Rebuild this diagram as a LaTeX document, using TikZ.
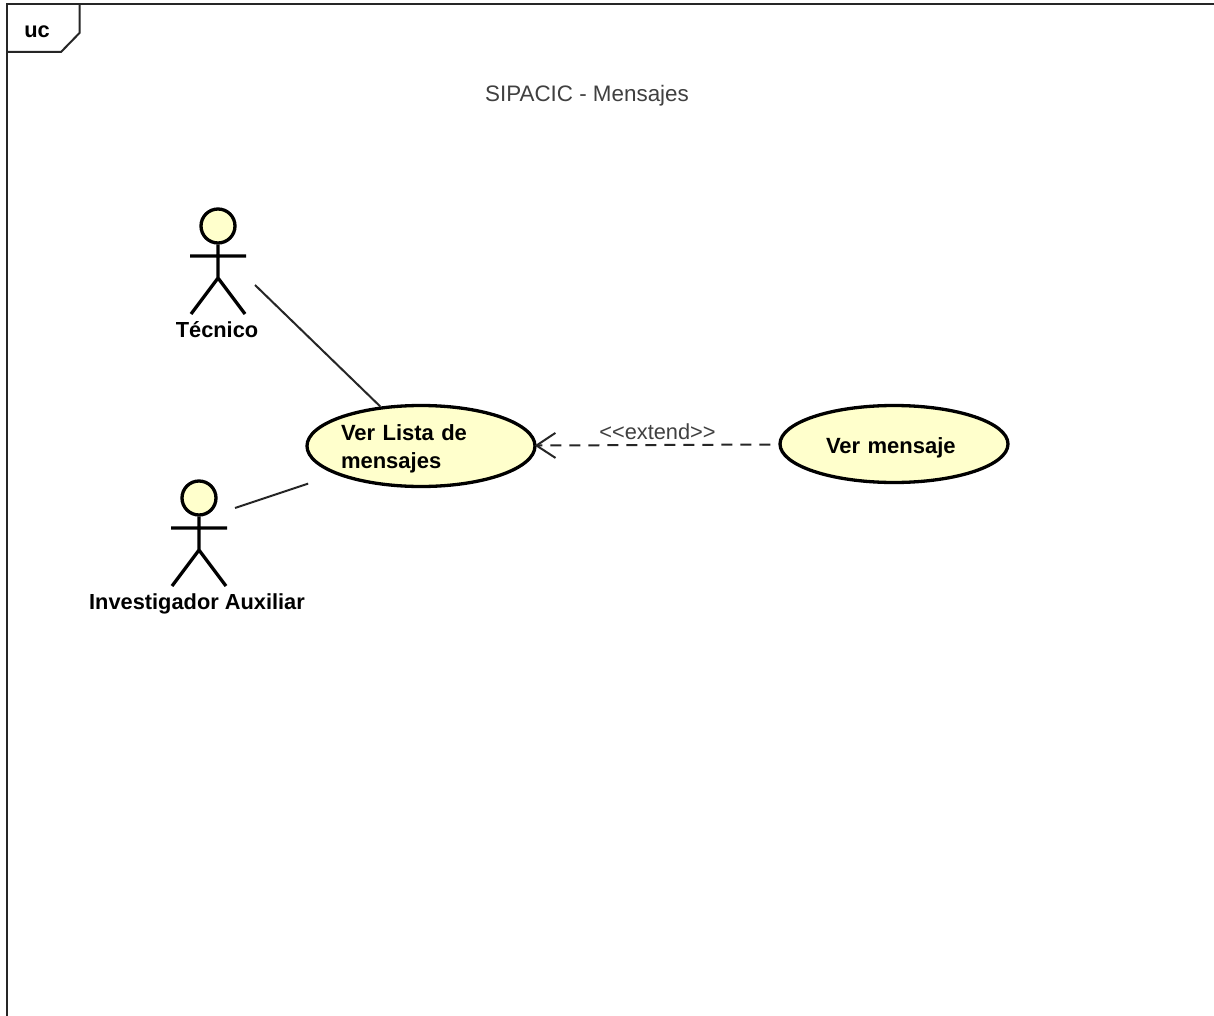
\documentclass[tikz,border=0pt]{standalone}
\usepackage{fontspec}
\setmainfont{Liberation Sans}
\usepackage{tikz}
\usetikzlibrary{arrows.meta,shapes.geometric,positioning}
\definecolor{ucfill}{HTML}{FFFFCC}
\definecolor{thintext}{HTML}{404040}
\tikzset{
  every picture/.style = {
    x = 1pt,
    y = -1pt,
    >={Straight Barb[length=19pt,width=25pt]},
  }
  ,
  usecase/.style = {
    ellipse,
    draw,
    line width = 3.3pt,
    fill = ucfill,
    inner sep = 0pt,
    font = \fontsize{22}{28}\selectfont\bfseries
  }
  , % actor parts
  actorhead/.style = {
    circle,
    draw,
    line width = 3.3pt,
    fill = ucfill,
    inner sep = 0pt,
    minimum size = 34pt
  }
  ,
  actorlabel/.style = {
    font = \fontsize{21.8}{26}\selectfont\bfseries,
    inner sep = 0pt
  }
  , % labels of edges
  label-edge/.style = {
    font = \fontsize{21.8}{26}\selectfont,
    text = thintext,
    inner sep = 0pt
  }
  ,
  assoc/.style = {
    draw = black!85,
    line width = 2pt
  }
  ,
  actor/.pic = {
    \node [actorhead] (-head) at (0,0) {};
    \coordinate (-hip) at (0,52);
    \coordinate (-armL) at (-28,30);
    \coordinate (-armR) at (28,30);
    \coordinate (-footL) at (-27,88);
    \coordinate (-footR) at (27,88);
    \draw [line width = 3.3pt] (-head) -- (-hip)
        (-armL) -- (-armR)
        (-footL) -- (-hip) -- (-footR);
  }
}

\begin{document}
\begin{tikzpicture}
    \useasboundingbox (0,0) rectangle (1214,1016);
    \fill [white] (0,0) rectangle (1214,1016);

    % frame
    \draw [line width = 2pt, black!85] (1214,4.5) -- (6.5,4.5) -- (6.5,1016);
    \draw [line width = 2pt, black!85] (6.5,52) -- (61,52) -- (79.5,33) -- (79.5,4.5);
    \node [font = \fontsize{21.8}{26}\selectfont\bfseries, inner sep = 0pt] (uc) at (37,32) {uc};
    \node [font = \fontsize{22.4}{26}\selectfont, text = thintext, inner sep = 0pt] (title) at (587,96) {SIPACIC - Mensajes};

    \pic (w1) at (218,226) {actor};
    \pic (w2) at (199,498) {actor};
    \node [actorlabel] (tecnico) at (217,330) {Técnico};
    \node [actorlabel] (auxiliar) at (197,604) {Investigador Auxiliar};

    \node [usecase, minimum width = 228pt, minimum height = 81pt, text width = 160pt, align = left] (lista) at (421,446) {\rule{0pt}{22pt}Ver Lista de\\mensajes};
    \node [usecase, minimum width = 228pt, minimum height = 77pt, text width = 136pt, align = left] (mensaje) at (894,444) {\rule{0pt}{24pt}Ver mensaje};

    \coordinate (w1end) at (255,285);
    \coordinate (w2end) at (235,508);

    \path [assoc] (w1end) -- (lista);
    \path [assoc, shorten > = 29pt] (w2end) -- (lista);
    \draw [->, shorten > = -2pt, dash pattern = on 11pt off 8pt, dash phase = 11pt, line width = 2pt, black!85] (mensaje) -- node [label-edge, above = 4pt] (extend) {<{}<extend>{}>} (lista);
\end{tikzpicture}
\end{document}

───

* **DIRECTIONS FOR THIS TASK**:
Omit the pictures and output all of the other material exactly.

* **EXERCISE SOLUTION**:
Rebuild this diagram as a LaTeX document, using TikZ.
\documentclass[tikz,border=0pt]{standalone}
\usepackage{fontspec}
\setmainfont{Liberation Sans}
\usepackage{tikz}
\usetikzlibrary{arrows.meta,shapes.geometric,positioning}
\definecolor{ucfill}{HTML}{FFFFCC}
\definecolor{thintext}{HTML}{404040}
\tikzset{
  every picture/.style = {
    x = 1pt,
    y = -1pt,
    >={Straight Barb[length=19pt,width=25pt]},
  }
  ,
  usecase/.style = {
    ellipse,
    draw,
    line width = 3.3pt,
    fill = ucfill,
    inner sep = 0pt,
    font = \fontsize{22}{28}\selectfont\bfseries
  }
  , % actor parts
  actorhead/.style = {
    circle,
    draw,
    line width = 3.3pt,
    fill = ucfill,
    inner sep = 0pt,
    minimum size = 34pt
  }
  ,
  actorlabel/.style = {
    font = \fontsize{21.8}{26}\selectfont\bfseries,
    inner sep = 0pt
  }
  , % labels of edges
  label-edge/.style = {
    font = \fontsize{21.8}{26}\selectfont,
    text = thintext,
    inner sep = 0pt
  }
  ,
  assoc/.style = {
    draw = black!85,
    line width = 2pt
  }
  ,
  actor/.pic = {
    \node [actorhead] (-head) at (0,0) {};
    \coordinate (-hip) at (0,52);
    \coordinate (-armL) at (-28,30);
    \coordinate (-armR) at (28,30);
    \coordinate (-footL) at (-27,88);
    \coordinate (-footR) at (27,88);
    \draw [line width = 3.3pt] (-head) -- (-hip)
        (-armL) -- (-armR)
        (-footL) -- (-hip) -- (-footR);
  }
}

\begin{document}
\begin{tikzpicture}
    \useasboundingbox (0,0) rectangle (1214,1016);
    \fill [white] (0,0) rectangle (1214,1016);

    % frame
    \draw [line width = 2pt, black!85] (1214,4.5) -- (6.5,4.5) -- (6.5,1016);
    \draw [line width = 2pt, black!85] (6.5,52) -- (61,52) -- (79.5,33) -- (79.5,4.5);
    \node [font = \fontsize{21.8}{26}\selectfont\bfseries, inner sep = 0pt] (uc) at (37,32) {uc};
    \node [font = \fontsize{22.4}{26}\selectfont, text = thintext, inner sep = 0pt] (title) at (587,96) {SIPACIC - Mensajes};

    \pic (w1) at (218,226) {actor};
    \pic (w2) at (199,498) {actor};
    \node [actorlabel] (tecnico) at (217,330) {Técnico};
    \node [actorlabel] (auxiliar) at (197,604) {Investigador Auxiliar};

    \node [usecase, minimum width = 228pt, minimum height = 81pt, text width = 160pt, align = left] (lista) at (421,446) {\rule{0pt}{22pt}Ver Lista de\\mensajes};
    \node [usecase, minimum width = 228pt, minimum height = 77pt, text width = 136pt, align = left] (mensaje) at (894,444) {\rule{0pt}{24pt}Ver mensaje};

    \coordinate (w1end) at (255,285);
    \coordinate (w2end) at (235,508);

    \path [assoc] (w1end) -- (lista);
    \path [assoc, shorten > = 29pt] (w2end) -- (lista);
    \draw [->, shorten > = -2pt, dash pattern = on 11pt off 8pt, dash phase = 11pt, line width = 2pt, black!85] (mensaje) -- node [label-edge, above = 4pt] (extend) {<{}<extend>{}>} (lista);
\end{tikzpicture}
\end{document}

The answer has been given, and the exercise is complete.